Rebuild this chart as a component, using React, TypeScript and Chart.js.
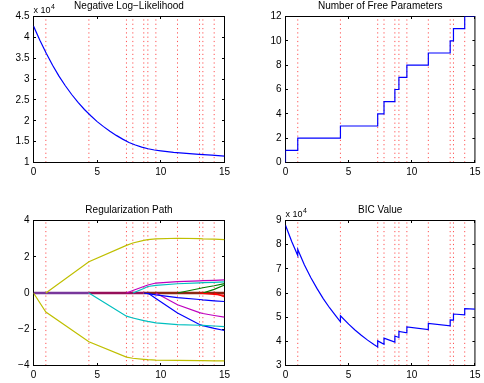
import React, { useEffect, useRef } from "react";
import { Chart, registerables } from "chart.js";

Chart.register(...registerables);

// ---------------- data ----------------
const breakpoints = [0, 0.97, 4.35, 7.3, 7.8, 8.66, 8.98, 9.61, 11.31, 13.04, 13.3, 14.19];
const xTicks = [0, 5, 10, 15];

// Negative log-likelihood
const nllX = [0, 0.5, 1, 1.5, 2, 2.5, 3, 3.5, 4, 4.5, 5, 5.5, 6, 6.5, 7, 7.5, 8, 8.5, 9, 9.5, 10, 11, 12, 13, 14, 15];
const nllY = [42700, 39300, 36200, 33300, 30700, 28400, 26300, 24400, 22700, 21200, 19800, 18600, 17500, 16500, 15600, 14800, 14200, 13700, 13300, 13000, 12800, 12450, 12200, 11950, 11750, 11550];
const nllTicks = [10000, 15000, 20000, 25000, 30000, 35000, 40000, 45000];

// Number of free parameters (value from each breakpoint on)
const paramX = [0, 0, 0.97, 4.35, 7.3, 7.8, 8.66, 8.98, 9.61, 11.31, 13.04, 13.3, 14.19, 15];
const paramY = [0, 1, 2, 3, 4, 5, 6, 7, 8, 9, 10, 11, 12, 12];
const paramTicks = [0, 2, 4, 6, 8, 10, 12];

// Regularization path (coefficients at each knot)
const pathX = [0, 0.97, 4.35, 7.3, 7.8, 8.66, 8.98, 9.61, 11.31, 13.04, 13.3, 14.19, 15];
const yellowLow = [0, -1.05, -2.69, -3.54, -3.6, -3.66, -3.68, -3.7, -3.72, -3.73, -3.73, -3.74, -3.74];
const yellowHigh = [0, 0, 1.72, 2.63, 2.76, 2.9, 2.94, 2.99, 3.02, 3.0, 2.99, 2.97, 2.94];
const cyanLow = [0, 0, 0, -1.28, -1.38, -1.52, -1.57, -1.65, -1.74, -1.78, -1.79, -1.82, -1.85];
const magentaHigh = [0, 0, 0, 0, 0.14, 0.36, 0.44, 0.55, 0.63, 0.67, 0.68, 0.7, 0.72];
const cyanHigh = [0, 0, 0, 0, 0, 0.25, 0.36, 0.42, 0.51, 0.56, 0.57, 0.59, 0.61];
const blueMild = [0, 0, 0, 0, 0, 0, -0.03, -0.1, -0.26, -0.36, -0.38, -0.43, -0.47];
const blueSteep = [0, 0, 0, 0, 0, 0, 0, -0.3, -1.1, -1.74, -1.8, -1.95, -2.07];
const magentaLow = [0, 0, 0, 0, 0, 0, 0, 0, -0.65, -1.08, -1.13, -1.24, -1.33];
const greenA = [0, 0, 0, 0, 0, 0, 0, 0, 0, 0.25, 0.29, 0.4, 0.52];
const redA = [0, 0, 0, 0, 0, 0, 0, 0, 0, 0, -0.02, -0.08, -0.13];
const greenB = [0, 0, 0, 0, 0, 0, 0, 0, 0, 0, 0, 0.2, 0.44];
const redB = [0, 0, 0, 0, 0, 0, 0, 0, 0, 0, 0, 0, -0.22];
const zeroSegments = [
  [0, 4.35],
  [4.35, 8.66],
  [8.66, 15],
];
const pathTicks = [-4, -2, 0, 2, 4];

// BIC value
const bicX = [0, 0.5, 0.97, 0.97, 1.5, 2, 2.5, 3, 3.5, 4, 4.35, 4.35, 5, 5.5, 6, 6.5, 7, 7.3, 7.3, 7.8, 7.8, 8.66, 8.66, 8.98, 8.98, 9.61, 9.61, 11.31, 11.31, 13.04, 13.04, 13.3, 13.3, 14.19, 14.19, 15];
const bicY = [88000, 81200, 75500, 78000, 71600, 66400, 61800, 57600, 53800, 50400, 48100, 50600, 47100, 44700, 42500, 40500, 38700, 37700, 40200, 38800, 41300, 39700, 42200, 41600, 44100, 43500, 46000, 44900, 47400, 46400, 48900, 48800, 51300, 51000, 53500, 53300];
const bicTicks = [30000, 40000, 50000, 60000, 70000, 80000, 90000];

// ---------------- styling / layout ----------------
const W = 484;
const H = 383;
const FONT = "'Liberation Sans', Arial, Helvetica, sans-serif";
const BLUE = "rgb(0,0,255)";

const pathSeries = [
  { v: yellowLow, c: "rgb(191,191,0)" },
  { v: yellowHigh, c: "rgb(191,191,0)" },
  { v: cyanLow, c: "rgb(0,191,191)" },
  { v: magentaHigh, c: "rgb(191,0,191)" },
  { v: cyanHigh, c: "rgb(0,191,191)" },
  { v: blueMild, c: "rgb(0,0,255)" },
  { v: blueSteep, c: "rgb(0,0,255)" },
  { v: magentaLow, c: "rgb(191,0,191)" },
  { v: greenA, c: "rgb(0,128,0)" },
  { v: redA, c: "rgb(255,0,0)" },
  { v: greenB, c: "rgb(0,128,0)" },
  { v: redB, c: "rgb(255,0,0)" },
];
const zeroColors = ["rgb(120,55,155)", "rgb(150,15,90)", "rgb(140,40,20)"];

type Area = { left: number; right: number; top: number; bottom: number };
const areaNll: Area = { left: 33.5, right: 224.5, top: 16.5, bottom: 162.5 };
const areaPar: Area = { left: 285.5, right: 476.5, top: 16.5, bottom: 162.5 };
const areaPath: Area = { left: 33.5, right: 224.5, top: 220.5, bottom: 365.5 };
const areaBic: Area = { left: 285.5, right: 476.5, top: 220.5, bottom: 365.5 };

const minus = (v: number) => (v < 0 ? "\u2212" + Math.abs(v) : String(v));
const sci4 = (v: number) => String(Math.round((v / 1e4) * 100) / 100);

const matlabPlugin = {
  id: "matlab",
  beforeDatasetsDraw(chart: any, _args: any, opts: any) {
    const { ctx, chartArea: a } = chart;
    const x = chart.scales.x;
    const y = chart.scales.y;
    ctx.save();
    // dotted red breakpoint lines
    ctx.strokeStyle = "rgba(255,40,40,0.8)";
    ctx.lineWidth = 1;
    ctx.setLineDash([1.2, 3.1]);
    for (const b of opts.lines as number[]) {
      const px = x.getPixelForValue(b);
      ctx.beginPath();
      ctx.moveTo(px, a.bottom);
      ctx.lineTo(px, a.top);
      ctx.stroke();
    }
    ctx.setLineDash([]);
    // box
    ctx.strokeStyle = "#000";
    ctx.lineWidth = 1;
    ctx.strokeRect(a.left, a.top, a.right - a.left, a.bottom - a.top);
    // inward ticks on all sides
    const tl = 2.5;
    ctx.beginPath();
    for (const t of x.ticks) {
      const px = Math.round(x.getPixelForValue(t.value) - 0.5) + 0.5;
      ctx.moveTo(px, a.bottom);
      ctx.lineTo(px, a.bottom - tl);
      ctx.moveTo(px, a.top);
      ctx.lineTo(px, a.top + tl);
    }
    for (const t of y.ticks) {
      const py = Math.round(y.getPixelForValue(t.value) - 0.5) + 0.5;
      ctx.moveTo(a.left, py);
      ctx.lineTo(a.left + tl, py);
      ctx.moveTo(a.right, py);
      ctx.lineTo(a.right - tl, py);
    }
    ctx.stroke();
    // title
    ctx.fillStyle = "#000";
    ctx.font = `10px ${FONT}`;
    ctx.textAlign = "center";
    ctx.textBaseline = "alphabetic";
    ctx.fillText(opts.title, (a.left + a.right) / 2, a.top - 8);
    // exponent label
    if (opts.exponent) {
      ctx.textAlign = "left";
      ctx.font = `9px ${FONT}`;
      ctx.fillText("x 10", a.left, a.top - 4);
      const w = ctx.measureText("x 10").width;
      ctx.font = `7px ${FONT}`;
      ctx.fillText(opts.exponent, a.left + w + 0.5, a.top - 8);
    }
    ctx.restore();
  },
};

function makeConfig(area: Area, datasets: any[], yMin: number, yMax: number, yTicks: number[], yFmt: (v: number) => string, title: string, exponent?: string) {
  const tickFont = { family: FONT, size: 10 };
  return {
    type: "line",
    data: { datasets },
    options: {
      animation: false,
      responsive: false,
      devicePixelRatio: 1,
      events: [],
      layout: { padding: { top: area.top, right: W - area.right, bottom: 0, left: 0 } },
      elements: { point: { radius: 0 }, line: { tension: 0 } },
      plugins: {
        legend: { display: false },
        tooltip: { enabled: false },
        title: { display: false },
        matlab: { title, exponent, lines: breakpoints },
      },
      scales: {
        x: {
          type: "linear",
          min: 0,
          max: 15,
          afterBuildTicks: (s: any) => {
            s.ticks = xTicks.map((v) => ({ value: v }));
          },
          afterFit: (s: any) => {
            s.height = H - area.bottom;
          },
          grid: { display: false, drawTicks: false },
          border: { display: false },
          ticks: { padding: 3.5, color: "#000", font: tickFont, maxRotation: 0, autoSkip: false, callback: (v: number) => String(v) },
        },
        y: {
          type: "linear",
          min: yMin,
          max: yMax,
          afterBuildTicks: (s: any) => {
            s.ticks = yTicks.map((v) => ({ value: v }));
          },
          afterFit: (s: any) => {
            s.width = area.left;
          },
          grid: { display: false, drawTicks: false },
          border: { display: false },
          ticks: { padding: 4, color: "#000", font: tickFont, autoSkip: false, callback: (v: number) => yFmt(v) },
        },
      },
    },
    plugins: [matlabPlugin],
  };
}

function lineDs(xs: number[], ys: number[], color: string, width = 1.2, extra: any = {}) {
  return {
    data: xs.map((x, i) => ({ x, y: ys[i] })),
    borderColor: color,
    backgroundColor: color,
    borderWidth: width,
    pointRadius: 0,
    fill: false,
    ...extra,
  };
}

function buildConfigs() {
  const nll = makeConfig(areaNll, [lineDs(nllX, nllY, BLUE)], 10000, 45000, nllTicks, sci4, "Negative Log\u2212Likelihood", "4");

  const par = makeConfig(areaPar, [lineDs(paramX, paramY, BLUE, 1.2, { stepped: "before" })], 0, 12, paramTicks, (v) => String(v), "Number of Free Parameters");

  const pathDs: any[] = [];
  for (const s of pathSeries) {
    const first = s.v.findIndex((v) => v !== 0);
    const start = Math.max(first - 1, 0);
    pathDs.push(lineDs(pathX.slice(start), s.v.slice(start), s.c, 1.2));
  }
  zeroSegments.forEach((seg, i) => {
    pathDs.push(lineDs(seg, [0, 0], zeroColors[i], 2.6));
  });
  const path = makeConfig(areaPath, pathDs, -4, 4, pathTicks, minus, "Regularization Path");

  const bic = makeConfig(areaBic, [lineDs(bicX, bicY, BLUE)], 30000, 90000, bicTicks, sci4, "BIC Value", "4");

  return [nll, par, path, bic];
}

export default function App() {
  const r0 = useRef<HTMLCanvasElement>(null);
  const r1 = useRef<HTMLCanvasElement>(null);
  const r2 = useRef<HTMLCanvasElement>(null);
  const r3 = useRef<HTMLCanvasElement>(null);
  const refs = [r0, r1, r2, r3];

  useEffect(() => {
    const cfgs = buildConfigs();
    const charts = cfgs.map((cfg, i) => new Chart(refs[i].current as HTMLCanvasElement, cfg as any));
    return () => charts.forEach((c) => c.destroy());
  }, []);

  return (
    <div style={{ position: "fixed", left: 0, top: 0, width: W, height: H, background: "#fff", overflow: "hidden" }}>
      {refs.map((r, i) => (
        <canvas key={i} ref={r} width={W} height={H} style={{ position: "absolute", left: 0, top: 0, width: W, height: H }} />
      ))}
    </div>
  );
}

▶ YOUR OBJECTIVE
Take the material above from its first line through the line holding "const paramTicks = [0, 2, 4, 6, 8, 10, 12];" and set it down exactly, without the pictures.

▶ OUTPUT
Rebuild this chart as a component, using React, TypeScript and Chart.js.
import React, { useEffect, useRef } from "react";
import { Chart, registerables } from "chart.js";

Chart.register(...registerables);

// ---------------- data ----------------
const breakpoints = [0, 0.97, 4.35, 7.3, 7.8, 8.66, 8.98, 9.61, 11.31, 13.04, 13.3, 14.19];
const xTicks = [0, 5, 10, 15];

// Negative log-likelihood
const nllX = [0, 0.5, 1, 1.5, 2, 2.5, 3, 3.5, 4, 4.5, 5, 5.5, 6, 6.5, 7, 7.5, 8, 8.5, 9, 9.5, 10, 11, 12, 13, 14, 15];
const nllY = [42700, 39300, 36200, 33300, 30700, 28400, 26300, 24400, 22700, 21200, 19800, 18600, 17500, 16500, 15600, 14800, 14200, 13700, 13300, 13000, 12800, 12450, 12200, 11950, 11750, 11550];
const nllTicks = [10000, 15000, 20000, 25000, 30000, 35000, 40000, 45000];

// Number of free parameters (value from each breakpoint on)
const paramX = [0, 0, 0.97, 4.35, 7.3, 7.8, 8.66, 8.98, 9.61, 11.31, 13.04, 13.3, 14.19, 15];
const paramY = [0, 1, 2, 3, 4, 5, 6, 7, 8, 9, 10, 11, 12, 12];
const paramTicks = [0, 2, 4, 6, 8, 10, 12];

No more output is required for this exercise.